JOAN OF ARC, Roman Catholic Saint and national heroine of France (this is a legendary date) (d. 1431); Back in the day when the Roman Catholic Church had a say in what women wore, Joan wore men’s clothing between her departure from Vaucouleurs and her abjuration at Rouen.

This raised theological questions in her own era and raised other questions in the twentieth century. The technical reason for her execution was a biblical clothing law. The nullification trial reversed the conviction in part because the condemnation proceeding had failed to consider the doctrinal exceptions to that stricture.

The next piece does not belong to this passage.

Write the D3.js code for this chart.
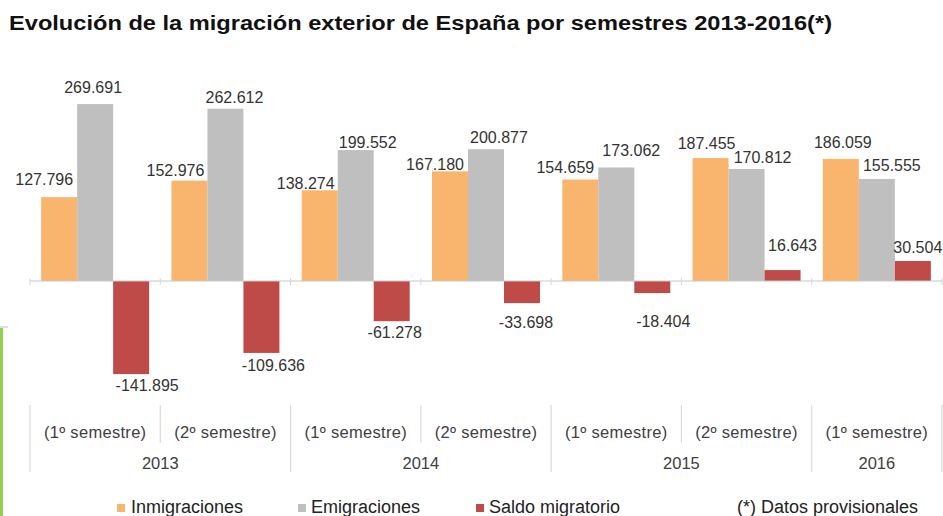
<!DOCTYPE html>
<html>
<head>
<meta charset="utf-8">
<script src="https://cdn.jsdelivr.net/npm/d3@7"></script>
<style>
  html, body { margin: 0; padding: 0; background: #fff; }
  svg { display: block; font-family: "Liberation Sans", Arial, sans-serif; }
</style>
</head>
<body>
<svg id="chart" width="943" height="516"></svg>
<script>
// ---------- data ----------
const semesters = ["(1º semestre)", "(2º semestre)", "(1º semestre)", "(2º semestre)", "(1º semestre)", "(2º semestre)", "(1º semestre)"];
const years = ["2013", "2014", "2015", "2016"];
const yearSpans = [2, 2, 2, 1];
const inmigraciones = [127796, 152976, 138274, 167180, 154659, 187455, 186059];
const emigraciones  = [269691, 262612, 199552, 200877, 173062, 170812, 155555];
const saldo         = [-141895, -109636, -61278, -33698, -18404, 16643, 30504];
const seriesNames = ["Inmigraciones", "Emigraciones", "Saldo migratorio"];
const title = "Evolución de la migración exterior de España por semestres 2013-2016(*)";
const note = "(*) Datos provisionales";

// ---------- layout / style (not data) ----------
const colors = ["#F9B56D", "#BFBFBF", "#BE4B48"];
const labelNudgeX = [
  [-15, -14, -14, -15, -15, -4, 2],
  [-2, 9, 12, 13, 15, 16, 15],
  [16, 12, 3, 4, 11, 10, 5]
];
const labelNudgeY = [
  [-6, 2, 5, 5, 0, -3, -5],
  [-5, 1, 4, 0, -5, 0, -2],
  [-1, 0, -1, 7, 16, -13, -2]
];

const series = [inmigraciones, emigraciones, saldo];
const svg = d3.select("#chart");
const fmt0 = d3.formatLocale({ decimal: ",", thousands: ".", grouping: [3], currency: ["", "€"], minus: "-" }).format(",d");
const fmt = v => fmt0(v).replace("\u2212", "-");

const left = 30, right = 942, baseY = 281;
const x0 = d3.scaleBand().domain(d3.range(semesters.length)).range([left, right]).padding(0);
const x1 = d3.scaleBand().domain(d3.range(series.length)).range([0, x0.bandwidth()]).paddingInner(0).paddingOuter(0.31);
const y = d3.scaleLinear().domain([-200000, 300000]).range([baseY + 131.2, baseY - 196.8]);

// left-edge artifacts of the original crop
svg.append("rect").attr("x", 0).attr("y", 328).attr("width", 3).attr("height", 188).attr("fill", "#92D050");
svg.append("line").attr("x1", 0).attr("x2", 8).attr("y1", 327).attr("y2", 327).attr("stroke", "#BBBBBB");

// title
svg.append("text")
  .attr("x", 9).attr("y", 30)
  .attr("font-size", 20).attr("font-weight", "bold").attr("fill", "#111")
  .attr("textLength", 823).attr("lengthAdjust", "spacingAndGlyphs")
  .text(title);

// bars
const groups = svg.append("g").selectAll("g")
  .data(semesters.map((s, i) => i))
  .join("g")
  .attr("transform", i => `translate(${x0(i)},0)`);

groups.selectAll("rect")
  .data(i => series.map((arr, s) => ({ s, i, v: arr[i] })))
  .join("rect")
  .attr("x", d => x1(d.s))
  .attr("width", x1.bandwidth())
  .attr("y", d => Math.min(y(d.v), y(0)))
  .attr("height", d => Math.abs(y(d.v) - y(0)))
  .attr("fill", d => colors[d.s]);

// axis line + small ticks
svg.append("line").attr("x1", left).attr("x2", right).attr("y1", baseY).attr("y2", baseY)
  .attr("stroke", "#C8C8C8").attr("stroke-width", 1.2);
svg.append("g").selectAll("line")
  .data(d3.range(semesters.length + 1))
  .join("line")
  .attr("x1", i => left + i * x0.step()).attr("x2", i => left + i * x0.step())
  .attr("y1", baseY - 3).attr("y2", baseY + 4)
  .attr("stroke", "#D8D8D8");

// value labels
groups.selectAll("text.val")
  .data(i => series.map((arr, s) => ({ s, i, v: arr[i] })))
  .join("text")
  .attr("class", "val")
  .attr("text-anchor", "middle")
  .attr("font-size", 16).attr("fill", "#333")
  .attr("x", d => x1(d.s) + x1.bandwidth() / 2 + labelNudgeX[d.s][d.i])
  .attr("y", d => {
    const c = d.v >= 0 ? y(d.v) - 12 : y(d.v) + 12;
    return c + labelNudgeY[d.s][d.i] + 5.7;
  })
  .text(d => fmt(d.v));

// category axis: semester labels
svg.append("g").selectAll("text")
  .data(semesters)
  .join("text")
  .attr("x", (d, i) => x0(i) + x0.bandwidth() / 2)
  .attr("y", 438)
  .attr("text-anchor", "middle").attr("font-size", 16.5).attr("fill", "#404040")
  .attr("letter-spacing", 0.3)
  .text(d => d);

// separators
const sepColor = "#D9D9D9";
let idx = 0;
const yearBounds = [0];
yearSpans.forEach(n => { idx += n; yearBounds.push(idx); });
d3.range(semesters.length + 1).forEach(i => {
  const isYear = yearBounds.includes(i);
  svg.append("line")
    .attr("x1", left + i * x0.step()).attr("x2", left + i * x0.step())
    .attr("y1", 405).attr("y2", isYear ? 472 : 443)
    .attr("stroke", sepColor).attr("stroke-width", 1.2);
});

// year labels
svg.append("g").selectAll("text")
  .data(years)
  .join("text")
  .attr("x", (d, i) => left + (yearBounds[i] + yearBounds[i + 1]) / 2 * x0.step())
  .attr("y", 469)
  .attr("text-anchor", "middle").attr("font-size", 16.5).attr("fill", "#404040")
  .text(d => d);

// legend
const legendX = [117, 298, 476];
const leg = svg.append("g").selectAll("g")
  .data(seriesNames)
  .join("g")
  .attr("transform", (d, i) => `translate(${legendX[i]},0)`);
leg.append("rect").attr("x", 0).attr("y", 504).attr("width", 8).attr("height", 8)
  .attr("fill", (d, i) => colors[i]);
leg.append("text").attr("x", (d, i) => i === 0 ? 14 : 13).attr("y", 513)
  .attr("font-size", 18).attr("fill", "#222").text(d => d);

svg.append("text").attr("x", 737).attr("y", 513)
  .attr("font-size", 18).attr("fill", "#222").text(note);
</script>
</body>
</html>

Doctrinally speaking, she was safe to disguise herself as a page during a journey through enemy territory and she was safe to wear armor during battle. The Chronique de la Pucelle states that it deterred molestation while she was camped in the field. Clergy who testified at her rehabilitation trial affirmed that she continued to wear male clothing in prison to deter molestation and rape. Preservation of chastity was another justifiable reason for cross-dressing: her apparel would have slowed an assailant, and men would be less likely to think of her as a sex object in any case.

She referred the court to the Poitiers inquiry when questioned on the matter during her condemnation trial. The Poitiers record no longer survives but circumstances indicate the Poitiers clerics approved her practice. In other words, she had a mission to do a man’s work so it was fitting that she dress the part. She also kept her hair cut short through her military campaigns and while in prison. Her supporters, such as the theologian Jean Gerson, defended her hairstyle, as did Inquisitor Brehal during the Rehabilitation trial.

Because Joan wore men’s clothes and armor, scholars have speculated about her gender identity and sexuality. Did Joan wear male apparel because she was transgendered? Or did she do so in order to be taken seriously by the men whose support she needed to carry out the orders given by her visions? Was Joan a lesbian or bisexual, if those English terms may be applicable to a French woman living almost six hundred years ago? What relationship did her gender expression have with her sexuality? What about Joan’s emphasis throughout her life on her virginity?

It is difficult adequately to address these personal issues based on the historical evidence that we now possess. It is clear, however, that Joan’s cross-dressing was a significant part of her life, and that as a cross-dressed warrior and military leader she was venerated by French royalty, soldiery, and peasantry alike.